Python API

The Python API enables maximum flexibility when using mokapot. It also aids in making analyses reproducible by easily integrating into Jupyter notebooks and Python scripts.

Read PSMs using the read_pin() or read_pepxml() functions for files in the Percolator tab-delimited format or PepXML format, respectively. Once a collection of PSMs has been read, the brew() function will apply the mokapot algorithm to learn models from the PSMs and assign confidence estimates based on their new scores. Alternatively, the assign_confidence() method will assign confidence estimates to PSMs based on the best feature, which is often the primary score from the database search engine.

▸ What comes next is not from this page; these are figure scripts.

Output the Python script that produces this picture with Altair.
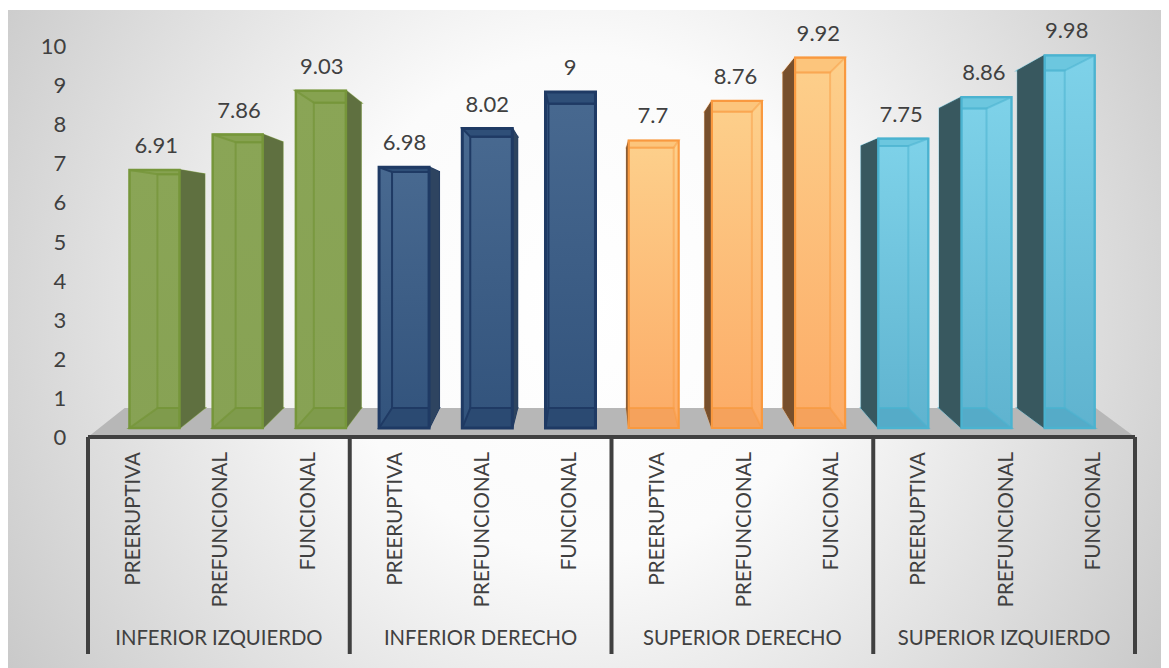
import altair as alt
import pandas as pd

groups = ["INFERIOR IZQUIERDO", "INFERIOR DERECHO", "SUPERIOR DERECHO", "SUPERIOR IZQUIERDO"]
stages = ["PREERUPTIVA", "PREFUNCIONAL", "FUNCIONAL"]
values = [6.91, 7.86, 9.03, 6.98, 8.02, 9, 7.7, 8.76, 9.92, 7.75, 8.86, 9.98]
y_ticks = list(range(0, 11))

faces = ["#87a254", "#32537c", "#fcab66", "#5fb3cf"]
faces_top = ["#8aa556", "#486990", "#fdd08c", "#7ed2e9"]
edges = ["#76963a", "#1f3a64", "#f9993f", "#4bb3d0"]
bottoms = ["#7f9b4c", "#2b4a72", "#f5a25c", "#55abc8"]
sides = ["#5f7040", "#2e4460", "#774f2c", "#38585f"]
tops = ["#86a250", "#2f4f78", "#fcc57c", "#6cc7df"]
back_alpha = [0.75, 1, 0.45, 0.55]
front_width = [2.5, 3, 2.2, 2.4]
ink = "#404040"
FONT = "Lato"

W, H = 1153, 660
PX_CAT, PX_UNIT = 87.25, 39.1
X0, Y0 = 80, 429
xscale = alt.Scale(domain=[-X0 / PX_CAT, (W - X0) / PX_CAT], range=[0, W], nice=False, zero=False)
yscale = alt.Scale(domain=[(Y0 - H) / PX_UNIT, Y0 / PX_UNIT], range=[H, 0], nice=False, zero=False)
X = alt.X("x:Q", scale=xscale, axis=None)
Y = alt.Y("y:Q", scale=yscale, axis=None)

# perspective of the pseudo-3D box, in axis units
F_BASE, F_GAIN = 0.23, 0.955
B_BASE, B_GAIN = 0.74, 0.865
C0, PITCH, HALF = 5.53, 0.9536, 0.2865
VP, K = 5.811, 0.94


def back(x):
    return VP + (x - VP) * K


rows = []
for i, v in enumerate(values):
    c = C0 + PITCH * (i - 5)
    rows.append(dict(i=i, g=i // 3, v=v, c=c, fl=c - HALF, fr=c + HALF,
                     bl=back(c - HALF), br=back(c + HALF),
                     ft=F_BASE + F_GAIN * v, bt=B_BASE + B_GAIN * v,
                     label=str(v)))
bars = pd.DataFrame(rows)

layers = []
bg = alt.Chart(pd.DataFrame({"a": [0]})).mark_rect(
    fill=alt.RadialGradient(gradient="radial", x1=0.5, y1=0.47, x2=0.5, y2=0.47, r1=0, r2=0.72,
                            stops=[alt.GradientStop(offset=0, color="#ffffff"),
                                   alt.GradientStop(offset=0.3, color="#fbfbfb"),
                                   alt.GradientStop(offset=1, color="#b8b8b8")])
).encode(x=alt.value(0), x2=alt.value(W), y=alt.value(2), y2=alt.value(H))
layers.append(bg)

floor = pd.DataFrame({"y": [0.0, B_BASE], "x": [0.0, 0.42], "x2": [12.0, 11.55]})
layers.append(alt.Chart(floor).mark_area(orient="horizontal", color="#b7b7b7").encode(
    y=Y, x=X, x2=alt.X2("x2")))

for g in range(4):
    d = bars[bars.g == g]
    st = dict(stroke=edges[g], strokeWidth=2, strokeOpacity=back_alpha[g])
    bot, top, side = [], [], []
    for _, r in d.iterrows():
        bot += [dict(b=r.i, y=F_BASE, x=r.fl, x2=r.fr), dict(b=r.i, y=B_BASE, x=r.bl, x2=r.br)]
        top += [dict(b=r.i, y=r.ft, x=r.fl, x2=r.fr), dict(b=r.i, y=r.bt, x=r.bl, x2=r.br)]
        if r.i <= 5:
            side += [dict(b=r.i, x=r.fr, y=r.ft, y2=F_BASE), dict(b=r.i, x=r.br, y=r.bt, y2=B_BASE)]
        else:
            side += [dict(b=r.i, x=r.bl, y=r.bt, y2=B_BASE), dict(b=r.i, x=r.fl, y=r.ft, y2=F_BASE)]
    back_df = d.assign(x=d.bl, x2=d.br, y=d.bt, y2=B_BASE)
    front_df = d.assign(x=d.fl, x2=d.fr, y=d.ft, y2=F_BASE)
    layers.append(alt.Chart(front_df).mark_rect(
        fill=alt.LinearGradient(gradient="linear", x1=0, y1=0, x2=0, y2=1,
                                stops=[alt.GradientStop(offset=0, color=faces_top[g]),
                                       alt.GradientStop(offset=1, color=faces[g])])
    ).encode(x=X, x2=alt.X2("x2"), y=Y, y2=alt.Y2("y2")))
    layers.append(alt.Chart(pd.DataFrame(top)).mark_area(
        orient="horizontal", color=tops[g], **st).encode(
        y=Y, x=X, x2=alt.X2("x2"), detail="b:N"))
    layers.append(alt.Chart(pd.DataFrame(bot)).mark_area(
        orient="horizontal", color=bottoms[g], **st).encode(
        y=Y, x=X, x2=alt.X2("x2"), detail="b:N"))
    layers.append(alt.Chart(back_df).mark_rect(fillOpacity=0, **st).encode(
        x=X, x2=alt.X2("x2"), y=Y, y2=alt.Y2("y2")))
    layers.append(alt.Chart(pd.DataFrame(side)).mark_area(
        color=sides[g], stroke=sides[g], strokeWidth=1).encode(
        x=X, y=Y, y2=alt.Y2("y2"), detail="b:N"))
    layers.append(alt.Chart(front_df).mark_rect(
        fillOpacity=0, stroke=edges[g], strokeWidth=front_width[g]).encode(
        x=X, x2=alt.X2("x2"), y=Y, y2=alt.Y2("y2")))

# axis lines
layers.append(alt.Chart(pd.DataFrame({"x": [0.0], "x2": [12.0], "y": [0.0]})).mark_rule(
    color=ink, strokeWidth=4).encode(x=X, x2=alt.X2("x2"), y=Y))
seps = pd.DataFrame({"x": [0.0, 3.0, 6.0, 9.0, 12.0], "y": [0.0] * 5, "y2": [-5.55] * 5})
layers.append(alt.Chart(seps).mark_rule(color=ink, strokeWidth=4).encode(x=X, y=Y, y2=alt.Y2("y2")))

# text
txt = dict(font=FONT, color=ink)
layers.append(alt.Chart(bars.assign(x=bars.c - 0.005 * (bars.i - 4), y=bars.ft)).mark_text(
    fontSize=22, dy=-24, baseline="middle", align="center", **txt).encode(x=X, y=Y, text="label:N"))
layers.append(alt.Chart(pd.DataFrame({"t": y_ticks, "y": y_ticks, "x": [-0.25] * 11})).mark_text(
    fontSize=22, dy=1, align="right", baseline="middle", **txt).encode(x=X, y=Y, text="t:N"))
cat = pd.DataFrame({"t": stages * 4, "x": [i + 0.53 for i in range(12)], "y": [-0.384] * 12})
layers.append(alt.Chart(cat).mark_text(
    fontSize=20.5, angle=270, align="right", baseline="middle", **txt).encode(x=X, y=Y, text="t:N"))
grp = pd.DataFrame({"t": groups, "x": [1.5, 4.5, 7.5, 10.5], "y": [-5.14] * 4})
layers.append(alt.Chart(grp).mark_text(
    fontSize=20.3, dy=1, align="center", baseline="middle", **txt).encode(x=X, y=Y, text="t:N"))

chart = alt.layer(*layers).properties(
    width=W, height=H, padding=0, autosize=alt.AutoSizeParams(type="none"),
    background="white"
).configure_view(stroke=None)

chart.save("out.html", embed_options={"renderer": "svg", "actions": False})
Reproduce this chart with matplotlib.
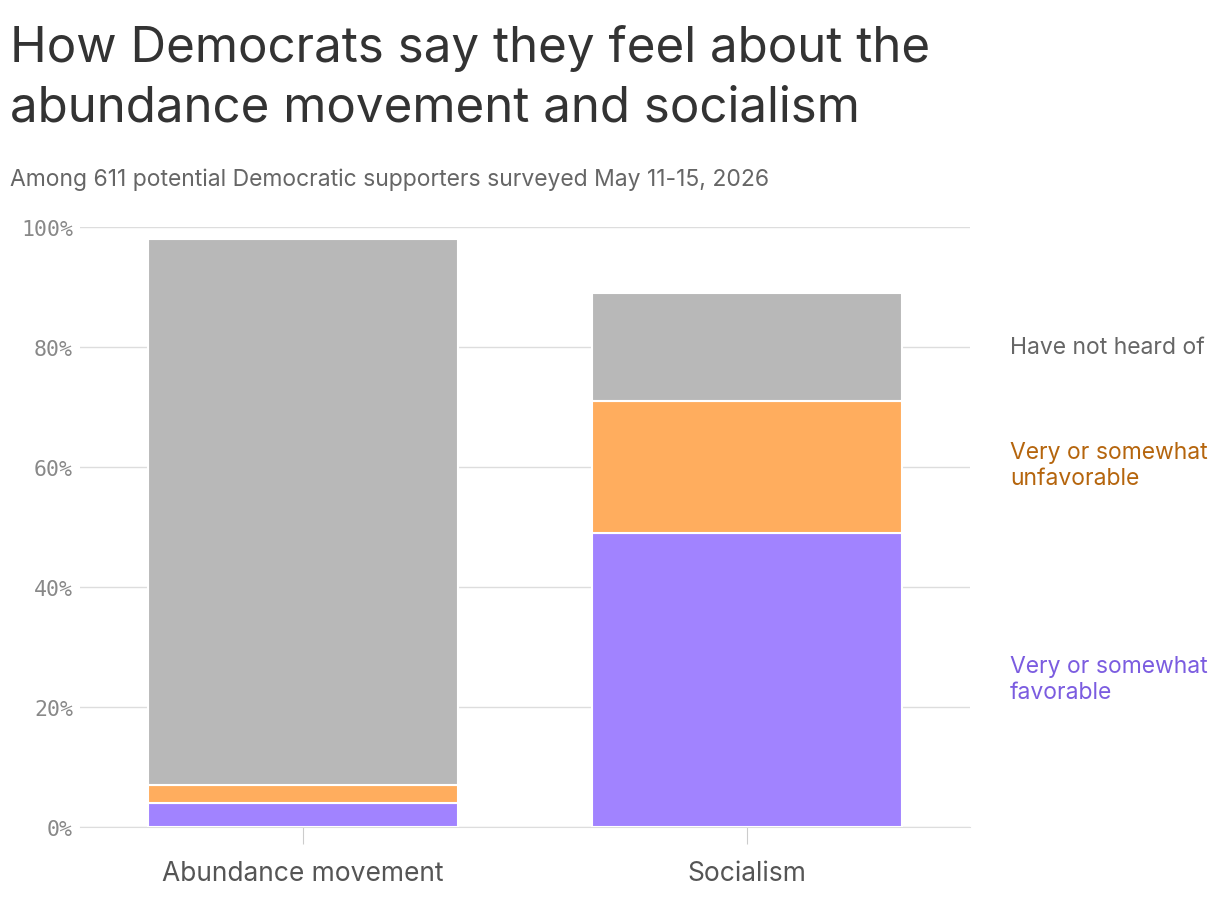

Alternatively, PSMs that are already represented in a pandas.DataFrame can be directly used to create a LinearPsmDataset.

Finally, custom machine learning models can be created using the mokapot.model.Model class.

Functions

Primary Functions

read_pin

Read Percolator input (PIN) tab-delimited files.

read_pepxml

Read PepXML files.

read_fasta

Parse a FASTA file, storing a mapping of peptides and proteins.

brew

Re-score one or more collection of PSMs.

to_txt

Save confidence estimates to delimited text files.

to_flashlfq

Save confidenct peptides for quantification with FlashLFQ.

Utility Functions

save_model

Save a mokapot.model.Model object to a file.

load_model

Load a saved model for mokapot.

read_percolator

Read a Percolator tab-delimited file.

plot_qvalues

Plot the cumulative number of discoveries over range of q-values.

make_decoys

Create a FASTA file with decoy sequences.

digest

Digest a protein sequence into its constituent peptides.

Machine Learning Models

Use a model that emulates the Linear support vector machine used by Percolator or create a custom model from anything with a Scikit-Learn interface.

PercolatorModel

A model that emulates Percolator.

Model

A machine learning model to re-score PSMs.

Collections of PSMs

PSMs can be parsed from Percolator tab-delimited files, PepXML files, or directly from a pandas.DataFrame.

LinearPsmDataset

Store and analyze a collection of PSMs.

Confidence Estimates

An analysis with mokapot yields two forms of confidence estimates—q-values and posterior error probabilities (PEPs)—at various levels: PSMs, peptides, and optionally, proteins.

LinearConfidence

Assign confidence estimates to a set of PSMs

Protein Sequences

To calculate protein-level confidence estimates, mokapot needs the original protein sequences and digestion parameters used for the database search. These are created using the mokapot.read_fasta() function, which return a Proteins object. Proteins objects store the mapping of peptides to the proteins that may have generated them and the mapping of target protein sequences to their corresponding decoys.

Proteins

Store protein sequences.